The LDAP allows users to access a credentials directory. Communication takes place via the LDAP Data Interchange Format (LDIF). An LDAP directory can be shared across several applications. Integrating LDAP with Active Directory (AD) enables the central AD server to store user identities. Subsequently, applications can direct authentication requests to the LDAP/AD server.

LDAP Pathway: An application sends a request to access data stored in an LDAP database. The application provides the LDAP server user credentials, username, and password. Subsequently, the LDAP server compares the user identity information stored in the AD or LDAP database with the credentials provided by the user. This user identity information, including phone numbers, addresses, or group participation, serves as a unique identifier. If the credentials provided match the stored user ID, LDAP grants access to the requested data. However, incorrect credentials will deny access to LDAP, ensuring access control measures are upheld.

LDAP/AD Use Cases: Because of its open and cross-platform nature, LDAP is applicable across many directory service providers and applications. LDAP is typically a centralized repository for credentials like usernames and passwords.

LDAP authentication is compatible with various widely used applications, including OpenVPN, Docker, Jenkins, and Kubernetes. System administrators leverage LDAP’s SSO functionality to efficiently oversee LDAP database access across multiple applications.

Selecting the Appropriate SSO Protocol

The choice of authentication protocol plays an important role when distinguishing between enterprise and consumer apps. Enterprise applications frequently use SAML because of its comprehensive support and integration capabilities with enterprise identity providers and its ability to handle intricate authentication circumstances. In contrast, OAuth 2.0 and OIDC are more suited for consumer-facing apps, as they are adaptable and compatible with mobile and online applications.

The specific authentication and authorization requirements are the foundational bedrock for SAML, OIDC, and OAuth2.0. If the primary need is authentication, which involves verifying user identification, SAML or OIDC are typically the preferred options. OIDC, built on top of OAuth 2.0, provides an additional identity layer to OAuth’s authorization capabilities. Programs use OAuth 2.0 to access user resources while keeping user passwords uncompromised.

Regarding application and platform compatibility, ensuring that the SSO protocols align with your current infrastructure and the applications you plan to integrate is crucial.
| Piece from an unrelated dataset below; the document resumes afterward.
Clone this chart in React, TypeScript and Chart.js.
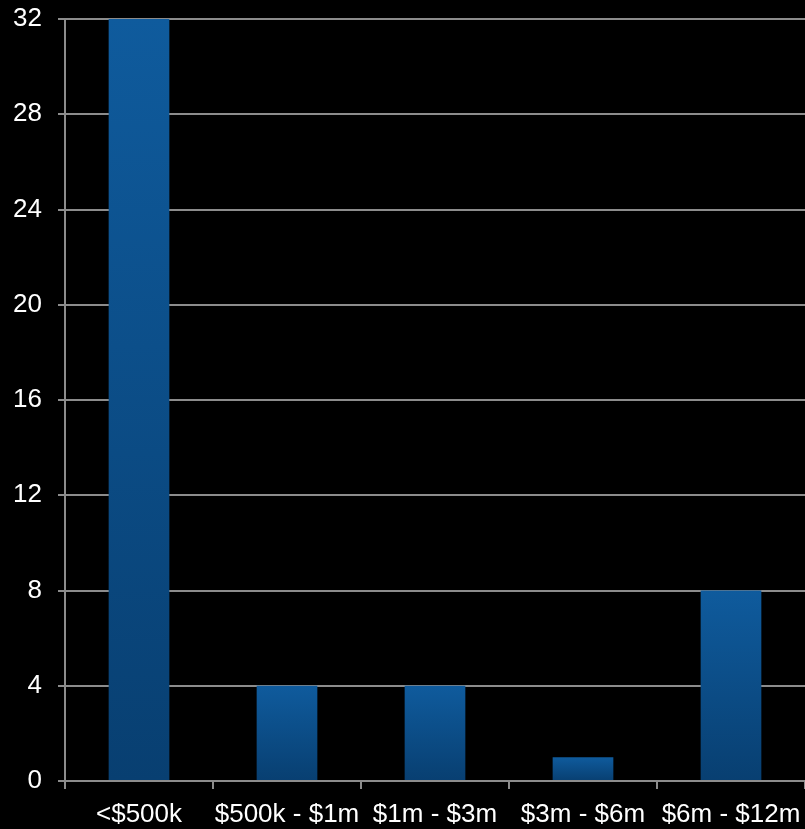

While SAML may be broadly supported by some legacy or enterprise systems, modern applications often favor OAuth 2.0 and OIDC due to their API-friendly nature and ability to enhance user experience, especially in web and mobile environments.

Additionally, you should future-proof your application ecosystem. Are you migrating to cloud-based services, APIs, and mobile apps? In cloud and mobile applications, OAuth 2.0 and OIDC may provide greater flexibility and are generally considered more forward-looking.

Final Thoughts

Single sign-on is an authentication protocol that enables users to log in to websites or applications without re-entering their passwords. SAML, OIDC, and OAuth are some of the different authentication mechanisms that offer approaches to this process. This article has discussed how to implement SSO in your organization and the factors to consider when choosing the appropriate SSO protocol.